INSTRUCTIONS TO FOLLOW
From the entries below, copy exactly the lines from the one that contains "Clone this chart in seaborn and matplotlib." through the one that contains "from matplotlib.ticker import MultipleLocator", both included, and only those.

[Data listing]
● ● ●
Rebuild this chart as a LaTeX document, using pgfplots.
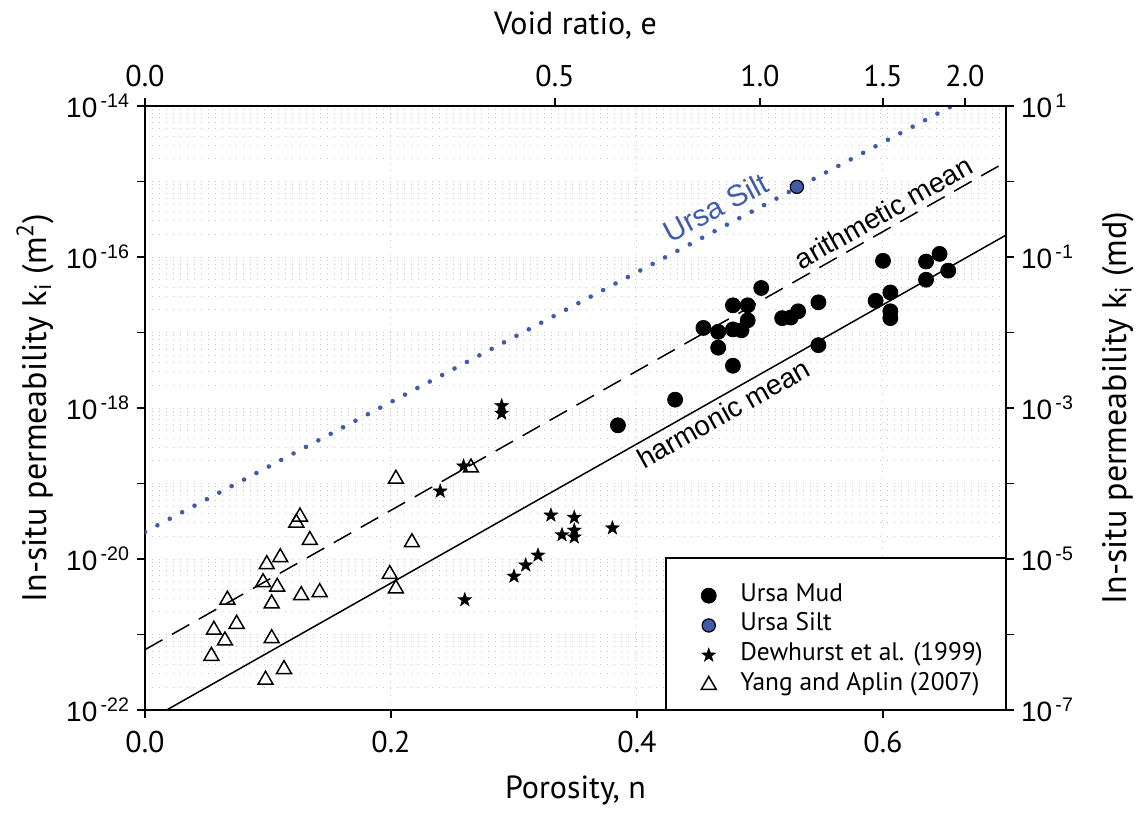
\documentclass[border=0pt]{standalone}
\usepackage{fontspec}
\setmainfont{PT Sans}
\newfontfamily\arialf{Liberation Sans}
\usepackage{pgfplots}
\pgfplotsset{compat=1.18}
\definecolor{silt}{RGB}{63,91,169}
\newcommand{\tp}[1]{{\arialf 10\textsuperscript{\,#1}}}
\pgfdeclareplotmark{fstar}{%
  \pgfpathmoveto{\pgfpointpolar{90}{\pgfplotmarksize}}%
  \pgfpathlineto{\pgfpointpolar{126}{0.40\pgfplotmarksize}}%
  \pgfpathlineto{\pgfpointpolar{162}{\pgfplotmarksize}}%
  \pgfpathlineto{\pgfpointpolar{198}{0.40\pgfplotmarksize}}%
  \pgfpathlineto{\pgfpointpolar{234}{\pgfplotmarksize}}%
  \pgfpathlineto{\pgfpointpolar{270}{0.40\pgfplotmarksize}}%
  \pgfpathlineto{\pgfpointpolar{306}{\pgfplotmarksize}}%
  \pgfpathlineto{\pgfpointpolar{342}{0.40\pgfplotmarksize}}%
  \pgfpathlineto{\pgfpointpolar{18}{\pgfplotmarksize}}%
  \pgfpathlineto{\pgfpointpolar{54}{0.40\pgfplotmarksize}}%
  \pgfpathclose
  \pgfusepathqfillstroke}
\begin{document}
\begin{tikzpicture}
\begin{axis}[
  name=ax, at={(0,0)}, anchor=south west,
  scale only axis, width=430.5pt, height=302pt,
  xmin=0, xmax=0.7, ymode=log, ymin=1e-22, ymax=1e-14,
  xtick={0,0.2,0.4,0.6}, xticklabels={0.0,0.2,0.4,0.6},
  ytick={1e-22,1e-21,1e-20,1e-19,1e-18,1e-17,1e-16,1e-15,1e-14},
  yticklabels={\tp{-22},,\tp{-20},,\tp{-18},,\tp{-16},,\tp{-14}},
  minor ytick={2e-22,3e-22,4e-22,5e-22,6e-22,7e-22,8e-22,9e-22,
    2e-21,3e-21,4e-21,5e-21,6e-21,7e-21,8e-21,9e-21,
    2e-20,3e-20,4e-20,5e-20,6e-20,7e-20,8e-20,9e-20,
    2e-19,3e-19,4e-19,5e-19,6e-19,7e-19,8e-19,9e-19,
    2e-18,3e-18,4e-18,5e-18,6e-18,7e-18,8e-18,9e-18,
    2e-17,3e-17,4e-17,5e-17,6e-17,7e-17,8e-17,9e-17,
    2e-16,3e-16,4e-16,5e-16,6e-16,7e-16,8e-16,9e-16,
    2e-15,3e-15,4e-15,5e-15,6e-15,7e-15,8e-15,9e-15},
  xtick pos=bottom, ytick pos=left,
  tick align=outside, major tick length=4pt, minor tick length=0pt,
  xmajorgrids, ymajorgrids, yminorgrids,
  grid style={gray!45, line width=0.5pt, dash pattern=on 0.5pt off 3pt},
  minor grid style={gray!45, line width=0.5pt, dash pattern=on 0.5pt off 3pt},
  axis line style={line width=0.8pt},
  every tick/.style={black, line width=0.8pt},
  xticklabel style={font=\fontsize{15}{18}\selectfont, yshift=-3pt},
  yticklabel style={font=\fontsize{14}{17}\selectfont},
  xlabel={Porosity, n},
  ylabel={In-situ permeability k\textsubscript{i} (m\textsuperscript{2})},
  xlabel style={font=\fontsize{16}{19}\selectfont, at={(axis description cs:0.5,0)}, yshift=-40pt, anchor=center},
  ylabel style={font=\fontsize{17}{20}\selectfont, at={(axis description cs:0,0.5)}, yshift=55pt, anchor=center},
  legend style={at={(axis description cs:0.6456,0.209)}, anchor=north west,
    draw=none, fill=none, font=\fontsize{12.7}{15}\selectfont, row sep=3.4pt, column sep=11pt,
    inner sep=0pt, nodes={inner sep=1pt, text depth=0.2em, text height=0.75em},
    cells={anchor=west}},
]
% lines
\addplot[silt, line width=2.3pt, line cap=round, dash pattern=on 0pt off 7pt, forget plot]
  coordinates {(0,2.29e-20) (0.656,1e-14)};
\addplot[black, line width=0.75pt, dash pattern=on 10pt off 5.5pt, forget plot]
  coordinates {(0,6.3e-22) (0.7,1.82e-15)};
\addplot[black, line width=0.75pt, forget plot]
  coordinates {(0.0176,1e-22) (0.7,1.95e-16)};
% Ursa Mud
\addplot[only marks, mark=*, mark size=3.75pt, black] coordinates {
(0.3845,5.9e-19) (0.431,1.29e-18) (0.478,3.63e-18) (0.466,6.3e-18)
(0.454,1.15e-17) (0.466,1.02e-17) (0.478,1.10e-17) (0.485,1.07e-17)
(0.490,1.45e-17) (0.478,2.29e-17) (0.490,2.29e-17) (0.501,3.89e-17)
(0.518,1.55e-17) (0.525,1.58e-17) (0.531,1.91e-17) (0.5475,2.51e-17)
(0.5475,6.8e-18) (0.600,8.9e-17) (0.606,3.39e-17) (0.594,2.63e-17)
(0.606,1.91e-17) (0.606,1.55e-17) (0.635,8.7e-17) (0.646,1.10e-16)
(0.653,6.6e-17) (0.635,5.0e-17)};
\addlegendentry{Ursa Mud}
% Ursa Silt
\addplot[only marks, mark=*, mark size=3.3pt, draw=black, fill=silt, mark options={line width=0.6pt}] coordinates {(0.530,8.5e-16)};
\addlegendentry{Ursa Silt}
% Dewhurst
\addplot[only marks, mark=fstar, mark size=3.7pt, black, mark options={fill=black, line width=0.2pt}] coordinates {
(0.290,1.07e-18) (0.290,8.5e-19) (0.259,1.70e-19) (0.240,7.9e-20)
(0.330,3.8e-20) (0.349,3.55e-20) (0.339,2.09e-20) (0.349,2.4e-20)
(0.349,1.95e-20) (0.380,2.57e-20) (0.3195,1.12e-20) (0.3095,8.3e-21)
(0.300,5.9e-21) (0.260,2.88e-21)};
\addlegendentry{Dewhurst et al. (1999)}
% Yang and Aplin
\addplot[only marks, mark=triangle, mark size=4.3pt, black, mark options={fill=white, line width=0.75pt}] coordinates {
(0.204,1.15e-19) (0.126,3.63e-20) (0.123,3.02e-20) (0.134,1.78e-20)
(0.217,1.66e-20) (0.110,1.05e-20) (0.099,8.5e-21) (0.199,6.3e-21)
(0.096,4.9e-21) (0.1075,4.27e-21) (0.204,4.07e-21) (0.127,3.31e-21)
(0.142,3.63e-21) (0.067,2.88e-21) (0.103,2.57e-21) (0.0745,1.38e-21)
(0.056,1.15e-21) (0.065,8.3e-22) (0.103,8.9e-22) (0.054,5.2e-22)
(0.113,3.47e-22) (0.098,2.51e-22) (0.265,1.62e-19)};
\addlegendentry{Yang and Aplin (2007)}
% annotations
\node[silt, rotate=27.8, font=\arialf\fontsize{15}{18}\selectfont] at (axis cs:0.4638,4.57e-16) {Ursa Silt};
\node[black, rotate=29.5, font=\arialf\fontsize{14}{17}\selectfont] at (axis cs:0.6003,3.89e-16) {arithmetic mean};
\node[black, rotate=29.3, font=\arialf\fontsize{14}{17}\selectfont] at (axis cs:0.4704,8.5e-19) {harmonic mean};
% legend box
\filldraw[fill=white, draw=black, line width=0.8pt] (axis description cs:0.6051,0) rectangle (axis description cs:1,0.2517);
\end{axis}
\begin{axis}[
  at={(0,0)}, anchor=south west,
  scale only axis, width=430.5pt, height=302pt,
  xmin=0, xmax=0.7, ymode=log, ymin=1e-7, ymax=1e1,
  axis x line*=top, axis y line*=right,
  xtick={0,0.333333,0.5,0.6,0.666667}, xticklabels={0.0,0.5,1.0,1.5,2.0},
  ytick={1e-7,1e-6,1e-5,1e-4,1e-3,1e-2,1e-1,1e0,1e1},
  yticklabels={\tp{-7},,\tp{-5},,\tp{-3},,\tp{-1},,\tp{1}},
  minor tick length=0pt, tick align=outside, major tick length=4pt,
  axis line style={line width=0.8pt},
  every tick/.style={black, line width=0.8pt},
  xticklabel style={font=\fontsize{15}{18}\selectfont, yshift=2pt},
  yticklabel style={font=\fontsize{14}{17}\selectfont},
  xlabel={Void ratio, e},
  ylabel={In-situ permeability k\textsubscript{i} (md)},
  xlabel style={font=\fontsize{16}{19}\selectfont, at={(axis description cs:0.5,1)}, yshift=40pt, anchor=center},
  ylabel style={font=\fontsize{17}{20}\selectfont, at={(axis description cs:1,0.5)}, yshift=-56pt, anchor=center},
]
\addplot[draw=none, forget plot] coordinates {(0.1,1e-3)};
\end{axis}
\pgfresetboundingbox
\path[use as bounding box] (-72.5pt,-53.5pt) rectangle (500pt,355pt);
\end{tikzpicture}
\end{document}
● ● ●
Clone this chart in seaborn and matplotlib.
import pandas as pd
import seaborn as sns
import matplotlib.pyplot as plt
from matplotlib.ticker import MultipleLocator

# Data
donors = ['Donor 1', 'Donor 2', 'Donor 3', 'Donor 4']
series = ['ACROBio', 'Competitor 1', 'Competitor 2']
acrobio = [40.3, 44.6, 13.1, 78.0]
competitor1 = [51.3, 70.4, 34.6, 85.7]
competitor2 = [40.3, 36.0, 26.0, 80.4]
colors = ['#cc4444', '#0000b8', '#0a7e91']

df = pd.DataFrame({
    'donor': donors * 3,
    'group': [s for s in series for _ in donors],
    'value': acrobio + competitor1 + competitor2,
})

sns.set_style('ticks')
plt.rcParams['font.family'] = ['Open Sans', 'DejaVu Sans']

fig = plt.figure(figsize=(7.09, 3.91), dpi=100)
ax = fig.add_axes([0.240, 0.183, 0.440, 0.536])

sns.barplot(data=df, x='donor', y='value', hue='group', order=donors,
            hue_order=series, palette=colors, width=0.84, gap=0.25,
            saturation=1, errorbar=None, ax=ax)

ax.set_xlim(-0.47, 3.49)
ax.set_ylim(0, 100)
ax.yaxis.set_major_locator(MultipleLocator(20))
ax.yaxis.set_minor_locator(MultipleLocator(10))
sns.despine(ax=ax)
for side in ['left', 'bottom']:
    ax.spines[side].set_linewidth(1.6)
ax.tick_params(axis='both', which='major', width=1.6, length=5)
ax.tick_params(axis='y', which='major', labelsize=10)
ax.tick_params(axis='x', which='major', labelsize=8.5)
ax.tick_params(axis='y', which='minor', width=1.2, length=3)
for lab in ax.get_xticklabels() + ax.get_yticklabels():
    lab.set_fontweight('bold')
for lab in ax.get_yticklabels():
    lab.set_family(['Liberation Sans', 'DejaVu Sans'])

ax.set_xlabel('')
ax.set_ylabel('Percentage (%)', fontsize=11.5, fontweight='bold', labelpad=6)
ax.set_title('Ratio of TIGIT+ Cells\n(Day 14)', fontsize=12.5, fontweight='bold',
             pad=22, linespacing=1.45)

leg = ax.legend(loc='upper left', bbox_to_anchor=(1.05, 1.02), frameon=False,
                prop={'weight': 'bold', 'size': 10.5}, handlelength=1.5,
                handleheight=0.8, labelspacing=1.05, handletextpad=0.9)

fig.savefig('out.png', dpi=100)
● ● ●
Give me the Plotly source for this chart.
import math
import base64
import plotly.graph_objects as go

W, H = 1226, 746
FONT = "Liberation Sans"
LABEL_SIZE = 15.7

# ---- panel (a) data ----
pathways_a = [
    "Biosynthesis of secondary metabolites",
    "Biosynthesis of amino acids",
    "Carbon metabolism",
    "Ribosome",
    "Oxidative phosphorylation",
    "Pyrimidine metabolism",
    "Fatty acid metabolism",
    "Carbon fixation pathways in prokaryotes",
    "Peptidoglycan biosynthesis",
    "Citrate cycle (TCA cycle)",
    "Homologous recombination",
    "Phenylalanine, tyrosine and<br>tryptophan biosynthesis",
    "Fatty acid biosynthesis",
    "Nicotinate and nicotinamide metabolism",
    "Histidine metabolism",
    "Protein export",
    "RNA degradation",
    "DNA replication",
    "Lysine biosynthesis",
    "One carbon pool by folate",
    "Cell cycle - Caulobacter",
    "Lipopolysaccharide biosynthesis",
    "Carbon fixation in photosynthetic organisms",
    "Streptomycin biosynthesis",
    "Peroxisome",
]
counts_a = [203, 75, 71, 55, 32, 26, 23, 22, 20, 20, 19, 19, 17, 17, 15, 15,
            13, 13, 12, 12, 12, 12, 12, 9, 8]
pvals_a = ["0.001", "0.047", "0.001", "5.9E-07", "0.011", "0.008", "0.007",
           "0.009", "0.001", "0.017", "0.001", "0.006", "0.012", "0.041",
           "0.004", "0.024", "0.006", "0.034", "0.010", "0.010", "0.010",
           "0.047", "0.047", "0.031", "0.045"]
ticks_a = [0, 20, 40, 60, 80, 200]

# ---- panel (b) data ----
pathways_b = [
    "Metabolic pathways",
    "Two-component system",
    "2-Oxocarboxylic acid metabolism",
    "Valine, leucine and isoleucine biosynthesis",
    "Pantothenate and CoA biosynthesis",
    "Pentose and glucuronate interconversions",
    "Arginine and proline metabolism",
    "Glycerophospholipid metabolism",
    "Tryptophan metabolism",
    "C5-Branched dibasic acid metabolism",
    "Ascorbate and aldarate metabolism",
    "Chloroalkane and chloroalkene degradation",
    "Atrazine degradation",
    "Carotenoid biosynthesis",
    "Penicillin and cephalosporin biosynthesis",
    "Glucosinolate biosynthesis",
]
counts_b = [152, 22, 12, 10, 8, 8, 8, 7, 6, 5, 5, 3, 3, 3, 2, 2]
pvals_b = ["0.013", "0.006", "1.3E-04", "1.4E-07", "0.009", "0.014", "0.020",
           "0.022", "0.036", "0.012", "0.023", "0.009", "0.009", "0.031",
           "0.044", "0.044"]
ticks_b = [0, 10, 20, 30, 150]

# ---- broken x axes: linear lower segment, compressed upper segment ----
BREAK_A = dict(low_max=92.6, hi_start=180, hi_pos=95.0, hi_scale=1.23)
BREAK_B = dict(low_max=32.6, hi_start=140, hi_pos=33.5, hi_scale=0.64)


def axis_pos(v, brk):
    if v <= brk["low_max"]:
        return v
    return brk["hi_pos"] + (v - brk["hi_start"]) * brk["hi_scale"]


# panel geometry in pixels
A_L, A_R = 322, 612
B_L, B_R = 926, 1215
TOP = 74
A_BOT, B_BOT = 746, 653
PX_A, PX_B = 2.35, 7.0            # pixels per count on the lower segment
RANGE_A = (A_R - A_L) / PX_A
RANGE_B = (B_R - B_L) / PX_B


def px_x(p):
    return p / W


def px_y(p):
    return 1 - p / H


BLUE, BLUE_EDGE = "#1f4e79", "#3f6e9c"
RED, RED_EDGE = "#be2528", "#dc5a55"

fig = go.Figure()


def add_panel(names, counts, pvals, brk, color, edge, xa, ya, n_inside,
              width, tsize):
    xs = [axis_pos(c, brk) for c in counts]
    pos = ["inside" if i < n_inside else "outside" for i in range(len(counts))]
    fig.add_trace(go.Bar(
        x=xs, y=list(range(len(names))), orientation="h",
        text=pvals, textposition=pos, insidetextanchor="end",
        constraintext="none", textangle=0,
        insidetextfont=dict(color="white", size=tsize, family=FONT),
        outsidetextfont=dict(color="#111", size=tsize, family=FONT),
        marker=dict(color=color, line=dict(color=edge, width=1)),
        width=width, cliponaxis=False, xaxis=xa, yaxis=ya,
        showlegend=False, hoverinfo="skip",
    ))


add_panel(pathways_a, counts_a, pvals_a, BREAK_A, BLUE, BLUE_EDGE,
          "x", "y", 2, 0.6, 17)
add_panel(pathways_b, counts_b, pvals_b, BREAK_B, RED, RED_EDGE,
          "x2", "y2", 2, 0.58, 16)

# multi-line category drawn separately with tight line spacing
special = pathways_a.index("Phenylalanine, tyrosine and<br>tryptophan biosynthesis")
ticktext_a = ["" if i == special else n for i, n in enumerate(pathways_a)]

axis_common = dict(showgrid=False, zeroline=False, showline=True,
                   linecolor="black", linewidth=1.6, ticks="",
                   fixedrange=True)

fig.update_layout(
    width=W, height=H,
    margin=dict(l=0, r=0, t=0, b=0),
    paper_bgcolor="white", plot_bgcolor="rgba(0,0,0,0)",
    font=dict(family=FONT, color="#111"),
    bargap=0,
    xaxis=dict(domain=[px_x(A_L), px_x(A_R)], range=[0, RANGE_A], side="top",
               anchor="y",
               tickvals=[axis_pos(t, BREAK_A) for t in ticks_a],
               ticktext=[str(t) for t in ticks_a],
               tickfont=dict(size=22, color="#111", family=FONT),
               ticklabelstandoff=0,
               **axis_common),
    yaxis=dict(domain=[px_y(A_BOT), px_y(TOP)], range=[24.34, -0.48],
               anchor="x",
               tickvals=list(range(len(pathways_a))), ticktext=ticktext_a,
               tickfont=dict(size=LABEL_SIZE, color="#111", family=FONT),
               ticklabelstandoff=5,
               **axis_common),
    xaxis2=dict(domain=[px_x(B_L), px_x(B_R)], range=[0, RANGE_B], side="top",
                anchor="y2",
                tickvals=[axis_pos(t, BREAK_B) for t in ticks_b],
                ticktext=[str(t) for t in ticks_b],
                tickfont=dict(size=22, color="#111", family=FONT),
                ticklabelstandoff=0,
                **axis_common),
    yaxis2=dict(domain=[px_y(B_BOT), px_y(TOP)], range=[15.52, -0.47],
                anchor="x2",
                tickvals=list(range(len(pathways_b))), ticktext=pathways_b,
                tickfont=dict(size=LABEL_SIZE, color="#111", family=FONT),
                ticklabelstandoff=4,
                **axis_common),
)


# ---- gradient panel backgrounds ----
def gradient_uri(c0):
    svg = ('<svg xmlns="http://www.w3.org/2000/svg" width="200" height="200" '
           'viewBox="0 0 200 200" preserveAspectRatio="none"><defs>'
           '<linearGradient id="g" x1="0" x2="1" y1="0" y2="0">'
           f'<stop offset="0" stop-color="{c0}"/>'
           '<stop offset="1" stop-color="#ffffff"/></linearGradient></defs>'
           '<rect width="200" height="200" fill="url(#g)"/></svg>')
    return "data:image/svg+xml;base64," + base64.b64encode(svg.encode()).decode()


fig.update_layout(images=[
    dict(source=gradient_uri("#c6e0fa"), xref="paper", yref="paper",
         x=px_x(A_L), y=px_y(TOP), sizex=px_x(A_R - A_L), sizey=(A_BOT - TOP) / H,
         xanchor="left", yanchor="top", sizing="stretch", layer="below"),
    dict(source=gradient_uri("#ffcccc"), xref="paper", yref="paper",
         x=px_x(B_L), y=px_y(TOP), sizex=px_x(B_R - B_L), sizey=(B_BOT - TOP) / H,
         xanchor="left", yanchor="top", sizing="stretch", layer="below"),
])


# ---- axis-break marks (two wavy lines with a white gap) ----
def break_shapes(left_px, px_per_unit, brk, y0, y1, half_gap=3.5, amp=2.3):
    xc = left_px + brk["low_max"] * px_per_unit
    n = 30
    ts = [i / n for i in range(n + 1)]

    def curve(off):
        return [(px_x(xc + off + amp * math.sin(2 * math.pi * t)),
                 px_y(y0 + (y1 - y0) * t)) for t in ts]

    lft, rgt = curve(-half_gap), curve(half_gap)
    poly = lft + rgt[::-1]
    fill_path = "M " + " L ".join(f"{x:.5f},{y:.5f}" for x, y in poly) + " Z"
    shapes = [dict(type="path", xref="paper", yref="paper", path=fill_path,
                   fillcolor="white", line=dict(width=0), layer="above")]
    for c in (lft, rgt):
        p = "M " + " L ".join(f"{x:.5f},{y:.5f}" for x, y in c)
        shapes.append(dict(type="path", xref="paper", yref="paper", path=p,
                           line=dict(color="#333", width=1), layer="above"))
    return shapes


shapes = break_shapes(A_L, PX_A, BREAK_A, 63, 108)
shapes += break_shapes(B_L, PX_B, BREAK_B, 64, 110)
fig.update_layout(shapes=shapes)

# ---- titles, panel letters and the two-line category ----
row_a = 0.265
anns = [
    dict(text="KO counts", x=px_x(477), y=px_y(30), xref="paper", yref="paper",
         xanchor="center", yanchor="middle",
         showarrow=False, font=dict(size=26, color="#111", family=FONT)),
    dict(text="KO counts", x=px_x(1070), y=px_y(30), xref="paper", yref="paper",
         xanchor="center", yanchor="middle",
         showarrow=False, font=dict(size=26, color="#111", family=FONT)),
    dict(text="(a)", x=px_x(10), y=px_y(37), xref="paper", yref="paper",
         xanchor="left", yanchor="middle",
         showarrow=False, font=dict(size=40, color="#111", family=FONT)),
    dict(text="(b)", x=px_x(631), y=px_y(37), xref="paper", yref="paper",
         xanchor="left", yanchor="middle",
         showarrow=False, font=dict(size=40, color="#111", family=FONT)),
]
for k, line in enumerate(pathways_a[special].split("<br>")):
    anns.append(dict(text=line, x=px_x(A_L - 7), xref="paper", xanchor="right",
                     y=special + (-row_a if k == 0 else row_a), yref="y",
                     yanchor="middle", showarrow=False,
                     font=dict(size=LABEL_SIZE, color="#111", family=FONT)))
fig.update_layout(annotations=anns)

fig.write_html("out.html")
● ● ●
EXPECTED OUTPUT
Clone this chart in seaborn and matplotlib.
import pandas as pd
import seaborn as sns
import matplotlib.pyplot as plt
from matplotlib.ticker import MultipleLocator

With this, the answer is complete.